Penny wise

As usual, during the rainy season many of our streets become difficult to traverse. Not just because, like several in Festival City and North Ruimveldt, they remain filled with stagnant, muddy water for weeks on end, but also because of the potholes and craters that emerge during this season.

At the moment, some streets in Georgetown, like sections of North Road, are navigable only at a crawl. Vehicles virtually have to be travelling at under five miles an hour to negotiate the holes, some of which cover the road from end to end so that there is no escaping them. North Road is a major thoroughfare, and secondary roads all over the city are likewise affected.

And it is not just in Georgetown. Residents from all around the country have been complaining about the state of their roads. The most recent complaint concerned Agriculture Road in Mon Repos and was published in yesterday’s edition of this newspaper.

Given that Agriculture Road is the only one used to access the Guyana School of Agriculture, the National Agriculture Research and Extension Institute and the Guyana Livestock Development Association, it is a major road in Mon Repos. Yet, for decades it has been subjected to quick fixes which do not last. A resident of the area who wrote a letter to this newspaper complained: “Anyone living around here in the years gone by will tell you that this road is mostly repaired only when a minister of the government is visiting one of the institutions in the area…Then the road is patched up and the sidewalks are trimmed, and I have even seen persons sweeping the road in preparation for the official’s big entrance.”

To the untrained eye, it appears that Agriculture Road has the thinnest layer of bitumen imaginable. Road engineers in the Ministry of Public Infrastructure would be able to determine if this is indeed the case. And if it is it would account for the road constantly being in a state of disrepair. Not only is it a well-traversed road, but given the industries accessible from it and its location, heavy vehicles, like trucks, obviously use it. Agriculture Road, therefore, ought to have been a sturdy, well-built thoroughfare. It is not.

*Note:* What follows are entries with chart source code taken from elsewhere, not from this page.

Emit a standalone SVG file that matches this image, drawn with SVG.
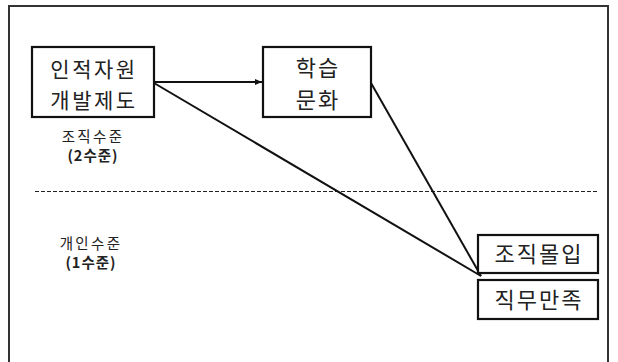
<svg xmlns="http://www.w3.org/2000/svg" width="618" height="362" viewBox="0 0 618 362">
<style>
.box{fill:#fff;stroke:#111;stroke-width:2.2}
.big{font-family:"Noto Sans CJK KR","Noto Sans",sans-serif;font-size:22px;fill:#222;text-anchor:middle;letter-spacing:2px}
.two{font-size:21px;letter-spacing:2.5px}
.small{font-family:"Noto Sans CJK KR","Noto Sans",sans-serif;font-size:14.5px;fill:#222;text-anchor:middle;letter-spacing:2.3px}
.bold{font-weight:bold;letter-spacing:1px}
.conn{stroke:#111;stroke-width:2;fill:none}
</style>
<defs>
<marker id="arr" markerWidth="8" markerHeight="8" refX="7" refY="4" orient="auto" markerUnits="userSpaceOnUse">
<path d="M0,1 L7,4 L0,7 z" fill="#111"/>
</marker>
</defs>
<rect x="0" y="0" width="618" height="362" fill="#fff"/>
<rect x="9" y="6" width="599" height="370" fill="none" stroke="#333" stroke-width="2"/>
<line x1="35" y1="191.5" x2="599" y2="191.5" stroke="#222" stroke-width="1.2" stroke-dasharray="4,2"/>
<g id="labels">
<text class="small" x="93" y="142">조직수준</text>
<text class="small bold" x="93" y="161">(2수준)</text>
<text class="small" x="91" y="249">개인수준</text>
<text class="small bold" x="91" y="268">(1수준)</text>
</g>
<g id="connectors">
<line class="conn" x1="154" y1="82" x2="262" y2="82" marker-end="url(#arr)"/>
<line class="conn" x1="154" y1="83" x2="481" y2="276"/>
<line class="conn" x1="371" y1="83" x2="481" y2="276"/>
</g>
<g id="hrd">
<rect class="box" x="32" y="47" width="122" height="70"/>
<text class="big two" x="94" y="76.5">인적자원</text>
<text class="big two" x="94" y="107.5">개발제도</text>
</g>
<g id="culture">
<rect class="box" x="263" y="47" width="108" height="70"/>
<text class="big" x="318" y="76">학습</text>
<text class="big" x="318" y="108">문화</text>
</g>
<g id="commitment">
<rect class="box" x="478" y="235" width="120" height="38"/>
<text class="big" x="539" y="262">조직몰입</text>
</g>
<g id="satisfaction">
<rect class="box" x="478" y="280" width="120" height="39"/>
<text class="big" x="539" y="308">직무만족</text>
</g>
</svg>
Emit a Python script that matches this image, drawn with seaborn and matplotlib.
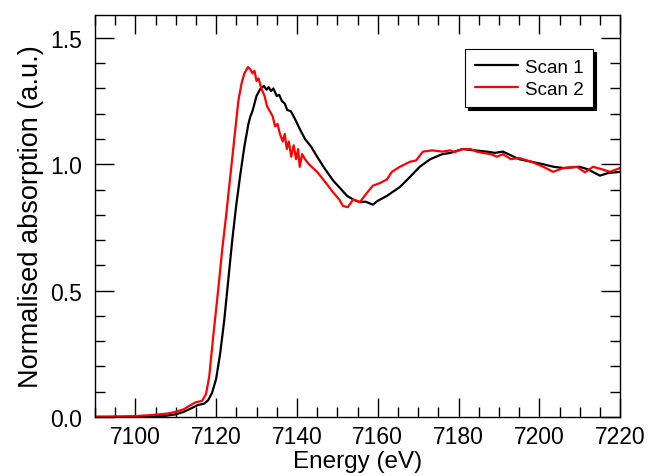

It does not take a genius to figure out that major roads like the East Coast and East Bank public roads are built to different specifications, not only in terms of width and length, but also in terms of the quality of materials used. Secondary streets that form part of local infrastructure, for which residents pay rates to town councils and neighbourhood democratic councils, often seem not to be built to last.

It is possible that whichever agency or individual is responsible for the specifications on secondary roads assumes that they will not be as heavily traversed as the main roads. And while this is true, one also needs to take into account that the drivers on the main roads use secondary roads to deliver items to persons’ homes and to get to their own homes as well. Vehicles weighed down with construction material must use secondary roads; homes and industries have to be built. Sanitation vehicles and movers’ trucks also make a case for solid secondary roads.

It is penny wise and pound foolish to try and spend less on secondary roads and then have to expend those savings on constant repairs in short time spans. In fact, it costs more in the long run given that there often has to be a tender process, which involves a lot of time spent doing costing and estimates. Then there is the almost surety of road building materials getting costlier every year, not to mention the labour and machines involved in such projects.

The seeming lack of good sense which prevails when it comes to drainage also adds to those costs. As stated earlier, it is obvious that lodged water undermines and damages the roads, and yet in the city and in towns and rural areas, there is what appears to be a reluctance to seriously tackle drainage. Again, it seems to indicate a preference for cost savings, with no thought given to the long-term effect – at least outside of the city. In Georgetown, there is a lack of political will, especially at the level of the City Council, to reclaim canal embankments from squatters. This has been the case for decades and it seems unlikely to change in the near future.